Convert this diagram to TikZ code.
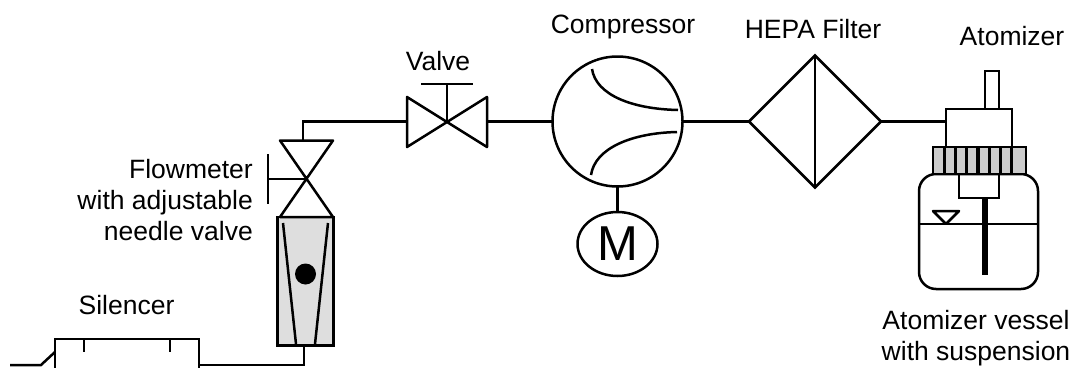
\documentclass[tikz,border=0pt]{standalone}
\usepackage{fontspec}
\setmainfont{Liberation Sans}
\usetikzlibrary{shapes.geometric}
\tikzset{
  x=1pt,y=-1pt,
  pipe/.style={line width=2.5pt,line join=miter},
  part/.style={draw,line width=2.5pt,outer sep=0pt,inner sep=0pt},
  lbl/.style={font=\fontsize{26.5}{31}\selectfont,inner sep=0pt,align=center},
  rlbl/.style={lbl,align=right,anchor=east},
  glass/.style={fill=black!13},
  rib/.style={fill=black!20},
}
\begin{document}
\begin{tikzpicture}
\useasboundingbox (0,0) rectangle (1073,367);
\clip (0,0) rectangle (1073,367);
% labels
\node[lbl] (lcomp) at (623,27) {Compressor};
\node[lbl] (lhepa) at (813,29) {HEPA Filter};
\node[lbl] (lato) at (1012,36) {Atomizer};
\node[lbl] (lvalve) at (438,61) {Valve};
\node[rlbl] (lflow) at (253,200) {Flowmeter\\with adjustable\\needle valve};
\node[lbl] (lsil) at (126.5,305) {Silencer};
\node[lbl] (lves) at (976,338) {Atomizer vessel\\with suspension};
% flowmeter
\node[part,glass,minimum width=56pt,minimum height=128.5pt] (fm) at (305.5,281.25) {};
\coordinate (fmc) at (306,179);
\coordinate (fmt) at (303,140.5);
\draw[pipe,line join=round] (280,140.5) -- (333,140.5) -- (280,217) -- (333,217) -- cycle;
\draw[pipe] (268,154) -- (268,204);
\draw[pipe] (268,179) -- (fmc);
\draw[pipe] (283,223) -- (296,344);
\draw[pipe] (328,223) -- (315,344);
\node[circle,fill=black,minimum size=21pt,inner sep=0pt] (ball) at (305.5,274) {};
% valve
\coordinate (vc) at (447,121.5);
\coordinate (vl) at (407,121.5);
\coordinate (vr) at (487,121.5);
\draw[pipe,line join=round] (407,97) -- (487,147) -- (487,97) -- (407,147) -- cycle;
\draw[pipe] (vc) -- (447,84);
\draw[pipe] (421,84) -- (473,84);
\draw[pipe] (fmt) -- (303,121.5) -- (vl);
% compressor
\node[part,circle,minimum size=130pt] (comp) at (617.5,121.5) {};
\draw[pipe] (vr) -- (comp.west);
\draw[pipe] (592,69) .. controls (596,95) and (632,109) .. (678,110);
\draw[pipe] (591,175) .. controls (595,148) and (632,133) .. (677,132);
\node[part,ellipse,minimum width=80pt,minimum height=64pt,font=\fontsize{49}{49}\selectfont] (mot) at (617.5,244) {\raisebox{-1.5pt}{M}};
\draw[pipe] (comp.south) -- (mot.north);
% filter
\node[part,diamond,minimum width=132pt,minimum height=132pt] (hepa) at (815,121.5) {};
\draw[pipe] (hepa.north) -- (hepa.south);
\draw[pipe] (comp.east) -- (hepa.west);
% atomizer
\draw[pipe,rounded corners=17pt] (919,174) rectangle (1038,289);
\node[part,minimum width=14pt,minimum height=38pt] (noz) at (992,90) {};
\node[part,minimum width=66pt,minimum height=38pt] (ato) at (979,128) {};
\draw[pipe] (hepa.east) -- (ato.west |- hepa.east);
\node[part,rib,minimum width=93pt,minimum height=27pt] (cap) at (979.5,160.5) {};
\foreach \k in {1,...,7}{\draw[line width=3.2pt] ({933+\k*11.25},147) -- ({933+\k*11.25},174);}
\node[part,minimum width=40pt,minimum height=24pt] (ins) at (979,186) {};
\coordinate (tb) at (985,275);
\draw[line width=5.5pt] (985,198) -- (tb);
\draw[pipe] (919,224) -- (1038,224);
\draw[pipe,line join=round] (933,211) -- (959,211) -- (946,224) -- cycle;
% silencer
\coordinate (in) at (10,365);
\coordinate (sj) at (41,365);
\draw[pipe] (in) -- (sj) -- (55,352);
\draw[pipe] (55,375) -- (55,339) -- (199,339) -- (199,375);
\draw[pipe] (84,339) -- (84,352);
\draw[pipe] (170,339) -- (170,352);
\draw[pipe] (199,365) -- (304,365) -- (304,345.5);
\end{tikzpicture}
\end{document}
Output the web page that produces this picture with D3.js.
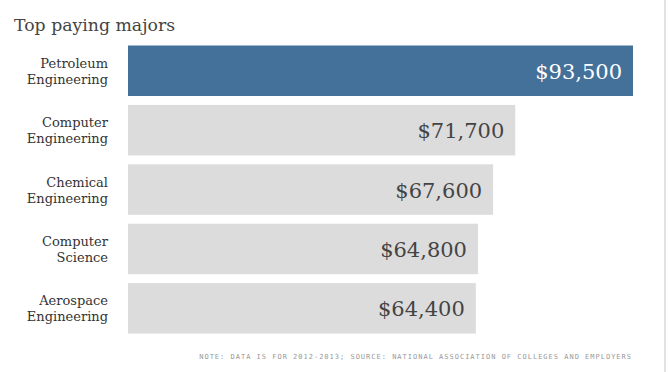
<!DOCTYPE html>
<html>
<head>
<meta charset="utf-8">
<script src="https://cdnjs.cloudflare.com/ajax/libs/d3/7.8.5/d3.min.js"></script>
<style>
  body { margin: 0; background: #fff; }
  svg { display: block; }
</style>
</head>
<body>
<svg id="chart" width="668" height="372"></svg>
<script>
const majors = [
  ["Petroleum", "Engineering"],
  ["Computer", "Engineering"],
  ["Chemical", "Engineering"],
  ["Computer", "Science"],
  ["Aerospace", "Engineering"]
];
const salaries = [93500, 71700, 67600, 64800, 64400];
const highlight = [true, false, false, false, false];

const width = 668, height = 372;
const svg = d3.select("#chart");

// right border
svg.append("rect")
  .attr("x", 664).attr("y", 0)
  .attr("width", 2).attr("height", height)
  .attr("fill", "#e2e2e2");

svg.append("text")
  .attr("x", 14).attr("y", 31)
  .attr("font-family", "DejaVu Serif, serif")
  .attr("font-size", 17.3)
  .attr("fill", "#444")
  .text("Top paying majors");

const x = d3.scaleLinear()
  .domain([0, d3.max(salaries)])
  .range([128, 633]);

const y = d3.scaleBand()
  .domain(d3.range(salaries.length))
  .range([45.5, 333.6])
  .paddingInner(0.15)
  .paddingOuter(0);

const fmt = d3.format("$,");

const row = svg.append("g")
  .selectAll("g")
  .data(salaries)
  .join("g");

row.append("rect")
  .attr("x", x(0))
  .attr("y", (d, i) => y(i))
  .attr("width", d => x(d) - x(0))
  .attr("height", y.bandwidth())
  .attr("fill", (d, i) => highlight[i] ? "#44719a" : "#dcdcdc");

row.append("text")
  .attr("x", d => x(d) - 11)
  .attr("y", (d, i) => y(i) + y.bandwidth() / 2 + 8)
  .attr("text-anchor", "end")
  .attr("font-family", "DejaVu Serif, serif")
  .attr("font-size", 21)
  .attr("fill", (d, i) => highlight[i] ? "#fff" : "#444")
  .text(d => fmt(d));

const label = row.append("text")
  .attr("text-anchor", "end")
  .attr("font-family", "DejaVu Serif, serif")
  .attr("font-size", 13)
  .attr("fill", "#333");

label.selectAll("tspan")
  .data((d, i) => majors[i].map(t => ({ t, i })))
  .join("tspan")
  .attr("x", 108)
  .attr("y", (d, j) => y(d.i) + y.bandwidth() / 2 - 3 + j * 16)
  .text(d => d.t);

svg.append("text")
  .attr("x", 632).attr("y", 359)
  .attr("text-anchor", "end")
  .attr("font-family", "DejaVu Sans Mono, monospace")
  .attr("font-size", 7)
  .attr("letter-spacing", 1.0)
  .attr("fill", "#999")
  .text("NOTE: DATA IS FOR 2012-2013; SOURCE: NATIONAL ASSOCIATION OF COLLEGES AND EMPLOYERS");
</script>
</body>
</html>
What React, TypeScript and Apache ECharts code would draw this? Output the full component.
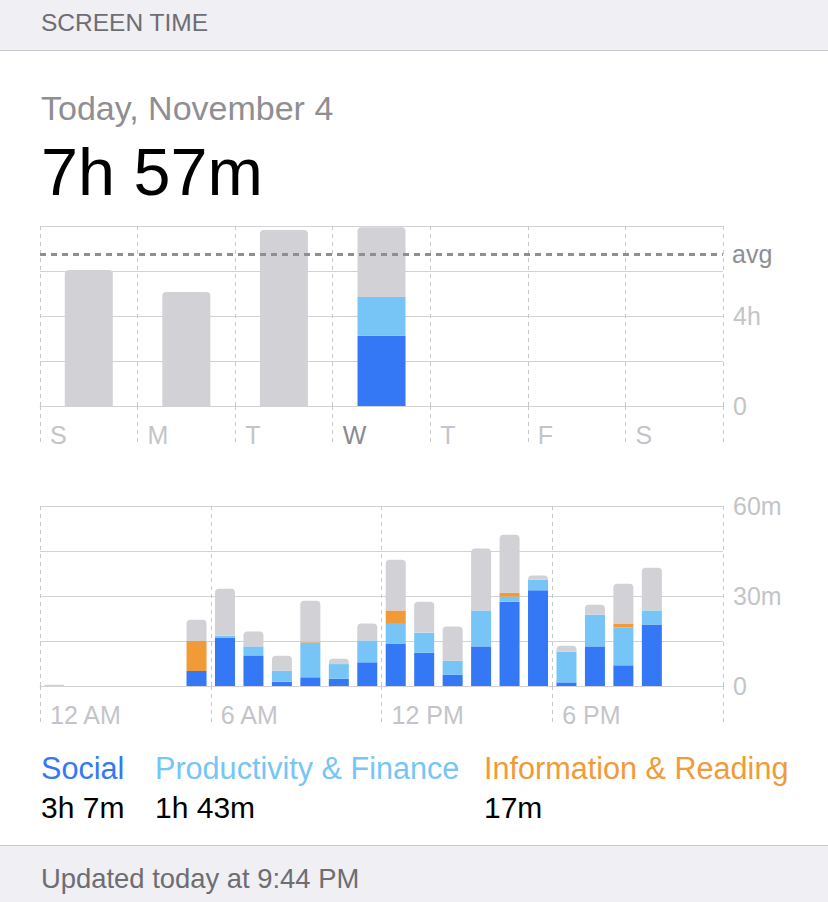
import React, { useEffect, useRef } from 'react';
import * as echarts from 'echarts';

// ---------- data ----------
const weekDays = ['S', 'M', 'T', 'W', 'T', 'F', 'S'];
const weekBoundaryLabels = ['S', 'M', 'T', 'W', 'T', 'F', 'S', ''];
// hours
const weekSocial = [0, 0, 0, 3.12, 0, 0, 0];
const weekProductivity = [0, 0, 0, 1.72, 0, 0, 0];
const weekOther = [6.04, 5.07, 7.82, 3.11, 0, 0, 0];
const weekAverage = 6.74;
const todayIndex = 3;

const hourCategories = [
  '0', '1', '2', '3', '4', '5', '6', '7', '8', '9', '10', '11',
  '12', '13', '14', '15', '16', '17', '18', '19', '20', '21', '22', '23',
];
const hourBoundaryLabels = [
  '12 AM', '', '', '', '', '', '6 AM', '', '', '', '', '',
  '12 PM', '', '', '', '', '', '6 PM', '', '', '', '', '', '',
];
// minutes
const hourSocial = [0, 0, 0, 0, 0, 5, 16.2, 10.2, 1.4, 2.9, 2.4, 7.9, 14.2, 11.1, 3.8, 13.2, 28.1, 31.9, 1.2, 13.2, 6.9, 20.5, 0, 0];
const hourProductivity = [0, 0, 0, 0, 0, 0, 0.6, 3, 3.7, 11.6, 4.9, 7.3, 6.5, 6.7, 4.6, 12, 1.7, 3.5, 10.2, 10.6, 12.6, 4.7, 0, 0];
const hourInformation = [0, 0, 0, 0, 0, 10, 0, 0, 0, 0.3, 0, 0, 4.5, 0, 0, 0, 1.3, 0, 0, 0, 1.2, 0, 0, 0];
const hourOther = [0.4, 0, 0, 0, 0, 7.1, 15.6, 5, 5, 13.6, 1.8, 5.6, 16.9, 10.3, 11.4, 20.6, 19.3, 1.4, 2, 3.3, 13.4, 14.2, 0, 0];

const legendNames = ['Social', 'Productivity & Finance', 'Information & Reading'];
const legendTotals = ['3h 7m', '1h 43m', '17m'];

const headerTitle = 'SCREEN TIME';
const dateTitle = 'Today, November 4';
const totalTitle = '7h 57m';
const footerText = 'Updated today at 9:44 PM';

// ---------- styles ----------
const FONT = '"Liberation Sans", Arial, sans-serif';
const C_SOCIAL = '#3478F6';
const C_PROD = '#76C5F6';
const C_INFO = '#F19A38';
const C_OTHER = '#D1D1D6';
const C_GRID = '#D1D1D6';
const C_DASH = '#C8C8CC';
const C_LABEL = '#C4C4C8';
const legendColors = [C_SOCIAL, C_PROD, C_INFO];
const legendX = [41, 155, 484];

export default function App() {
  const ref = useRef<HTMLDivElement>(null);

  useEffect(() => {
    if (!ref.current) return;
    const chart = echarts.init(ref.current, undefined, { renderer: 'svg' });

    const dashLine = { color: C_DASH, width: 1, type: [4, 4] as any };

    const option: any = {
      animation: false,
      backgroundColor: '#ffffff',
      textStyle: { fontFamily: FONT },
      grid: [
        { left: 40, top: 226, width: 683, height: 180 },
        { left: 40, top: 506, width: 683, height: 180 },
      ],
      xAxis: [
        {
          gridIndex: 0, type: 'category', data: weekDays, position: 'bottom',
          axisLine: { show: true, lineStyle: { color: C_GRID, width: 1 } },
          axisTick: { show: false }, axisLabel: { show: false }, splitLine: { show: false },
        },
        {
          gridIndex: 0, type: 'category', data: weekBoundaryLabels, position: 'bottom', boundaryGap: false,
          axisLine: { show: false },
          axisTick: { show: true, length: 40, lineStyle: dashLine, interval: 0 },
          splitLine: { show: true, lineStyle: dashLine, interval: 0 },
          axisLabel: {
            show: true, interval: 0, align: 'left', padding: [0, 0, 0, 10], margin: 16,
            fontSize: 25, fontFamily: FONT,
            color: (_v: any, i: number) => (i === todayIndex ? '#8A8A8E' : C_LABEL),
          },
        },
        {
          gridIndex: 1, type: 'category', data: hourCategories, position: 'bottom',
          axisLine: { show: true, lineStyle: { color: C_GRID, width: 1 } },
          axisTick: { show: false }, axisLabel: { show: false }, splitLine: { show: false },
        },
        {
          gridIndex: 1, type: 'category', data: hourBoundaryLabels, position: 'bottom', boundaryGap: false,
          axisLine: { show: false },
          axisTick: { show: true, length: 40, lineStyle: dashLine, interval: (i: number) => i % 6 === 0 },
          splitLine: { show: true, lineStyle: dashLine, interval: (i: number) => i % 6 === 0 },
          axisLabel: {
            show: true, interval: 0, align: 'left', padding: [0, 0, 0, 10], margin: 16,
            fontSize: 25, fontFamily: FONT, color: C_LABEL,
          },
        },
      ],
      yAxis: [
        {
          gridIndex: 0, type: 'value', position: 'right', min: 0, max: 8, interval: 2,
          axisLine: { show: false }, axisTick: { show: false },
          splitLine: { show: true, lineStyle: { color: C_GRID, width: 1 } },
          axisLabel: {
            margin: 10, fontSize: 25, fontFamily: FONT, color: C_LABEL,
            formatter: (v: number) => (v === 0 ? '0' : v === 4 ? '4h' : ''),
          },
        },
        {
          gridIndex: 1, type: 'value', position: 'right', min: 0, max: 60, interval: 15,
          axisLine: { show: false }, axisTick: { show: false },
          splitLine: { show: true, lineStyle: { color: C_GRID, width: 1 } },
          axisLabel: {
            margin: 10, fontSize: 25, fontFamily: FONT, color: C_LABEL,
            formatter: (v: number) => (v === 0 ? '0' : v % 30 === 0 ? `${v}m` : ''),
          },
        },
      ],
      series: [
        { type: 'bar', name: 'Social', xAxisIndex: 0, yAxisIndex: 0, stack: 'w', barWidth: 48, data: weekSocial, itemStyle: { color: C_SOCIAL } },
        { type: 'bar', name: 'Productivity & Finance', xAxisIndex: 0, yAxisIndex: 0, stack: 'w', barWidth: 48, data: weekProductivity, itemStyle: { color: C_PROD } },
        {
          type: 'bar', name: 'Other', xAxisIndex: 0, yAxisIndex: 0, stack: 'w', barWidth: 48, data: weekOther,
          itemStyle: { color: C_OTHER, borderRadius: [4, 4, 0, 0] },
          markLine: {
            silent: true, symbol: ['none', 'none'],
            lineStyle: { color: '#8E8E93', width: 3, type: [6, 5] },
            label: { show: true, position: 'end', formatter: 'avg', color: '#8E8E93', fontSize: 25, fontFamily: FONT, distance: 9 },
            data: [{ yAxis: weekAverage }],
          },
        },
        { type: 'bar', name: 'Social', xAxisIndex: 2, yAxisIndex: 1, stack: 'h', barWidth: 20, data: hourSocial, itemStyle: { color: C_SOCIAL } },
        { type: 'bar', name: 'Productivity & Finance', xAxisIndex: 2, yAxisIndex: 1, stack: 'h', barWidth: 20, data: hourProductivity, itemStyle: { color: C_PROD } },
        { type: 'bar', name: 'Information & Reading', xAxisIndex: 2, yAxisIndex: 1, stack: 'h', barWidth: 20, data: hourInformation, itemStyle: { color: C_INFO } },
        { type: 'bar', name: 'Other', xAxisIndex: 2, yAxisIndex: 1, stack: 'h', barWidth: 20, data: hourOther, itemStyle: { color: C_OTHER, borderRadius: [4, 4, 0, 0] } },
      ],
      graphic: [
        { type: 'rect', z: -10, shape: { x: 0, y: 0, width: 828, height: 50 }, style: { fill: '#EFEFF4' } },
        { type: 'line', shape: { x1: 0, y1: 50.5, x2: 828, y2: 50.5 }, style: { stroke: '#C8C7CC', lineWidth: 1 } },
        { type: 'text', x: 41, y: 22, style: { text: headerTitle, fill: '#6D6D72', font: `24.5px ${FONT}`, verticalAlign: 'middle' } },
        { type: 'text', x: 41, y: 107.5, style: { text: dateTitle, fill: '#8E8E93', font: `34px ${FONT}`, verticalAlign: 'middle' } },
        { type: 'text', x: 41, y: 172, style: { text: totalTitle, fill: '#000000', font: `66.5px ${FONT}`, verticalAlign: 'middle' } },
        ...legendNames.map((n, i) => ({
          type: 'text', x: legendX[i], y: 767.5,
          style: { text: n, fill: legendColors[i], font: `30.6px ${FONT}`, verticalAlign: 'middle' },
        })),
        ...legendTotals.map((t, i) => ({
          type: 'text', x: legendX[i], y: 807.5,
          style: { text: t, fill: '#000000', font: `30px ${FONT}`, verticalAlign: 'middle' },
        })),
        { type: 'rect', z: -10, shape: { x: 0, y: 846, width: 828, height: 56 }, style: { fill: '#EFEFF4' } },
        { type: 'line', shape: { x1: 0, y1: 845.5, x2: 828, y2: 845.5 }, style: { stroke: '#C8C7CC', lineWidth: 1 } },
        { type: 'text', x: 41, y: 878, style: { text: footerText, fill: '#6D6D72', font: `27.4px ${FONT}`, verticalAlign: 'middle' } },
      ],
    };

    chart.setOption(option);
    return () => chart.dispose();
  }, []);

  return (
    <div
      ref={ref}
      style={{ position: 'fixed', left: 0, top: 0, width: 828, height: 902, background: '#fff' }}
    />
  );
}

---

** Requirements **
From the line containing "What React, TypeScript" through the line containing "const footerText = 'Updated", copy every line above exactly, without pictures.

** Worked answer **
What React, TypeScript and Apache ECharts code would draw this? Output the full component.
import React, { useEffect, useRef } from 'react';
import * as echarts from 'echarts';

// ---------- data ----------
const weekDays = ['S', 'M', 'T', 'W', 'T', 'F', 'S'];
const weekBoundaryLabels = ['S', 'M', 'T', 'W', 'T', 'F', 'S', ''];
// hours
const weekSocial = [0, 0, 0, 3.12, 0, 0, 0];
const weekProductivity = [0, 0, 0, 1.72, 0, 0, 0];
const weekOther = [6.04, 5.07, 7.82, 3.11, 0, 0, 0];
const weekAverage = 6.74;
const todayIndex = 3;

const hourCategories = [
  '0', '1', '2', '3', '4', '5', '6', '7', '8', '9', '10', '11',
  '12', '13', '14', '15', '16', '17', '18', '19', '20', '21', '22', '23',
];
const hourBoundaryLabels = [
  '12 AM', '', '', '', '', '', '6 AM', '', '', '', '', '',
  '12 PM', '', '', '', '', '', '6 PM', '', '', '', '', '', '',
];
// minutes
const hourSocial = [0, 0, 0, 0, 0, 5, 16.2, 10.2, 1.4, 2.9, 2.4, 7.9, 14.2, 11.1, 3.8, 13.2, 28.1, 31.9, 1.2, 13.2, 6.9, 20.5, 0, 0];
const hourProductivity = [0, 0, 0, 0, 0, 0, 0.6, 3, 3.7, 11.6, 4.9, 7.3, 6.5, 6.7, 4.6, 12, 1.7, 3.5, 10.2, 10.6, 12.6, 4.7, 0, 0];
const hourInformation = [0, 0, 0, 0, 0, 10, 0, 0, 0, 0.3, 0, 0, 4.5, 0, 0, 0, 1.3, 0, 0, 0, 1.2, 0, 0, 0];
const hourOther = [0.4, 0, 0, 0, 0, 7.1, 15.6, 5, 5, 13.6, 1.8, 5.6, 16.9, 10.3, 11.4, 20.6, 19.3, 1.4, 2, 3.3, 13.4, 14.2, 0, 0];

const legendNames = ['Social', 'Productivity & Finance', 'Information & Reading'];
const legendTotals = ['3h 7m', '1h 43m', '17m'];

const headerTitle = 'SCREEN TIME';
const dateTitle = 'Today, November 4';
const totalTitle = '7h 57m';
const footerText = 'Updated today at 9:44 PM';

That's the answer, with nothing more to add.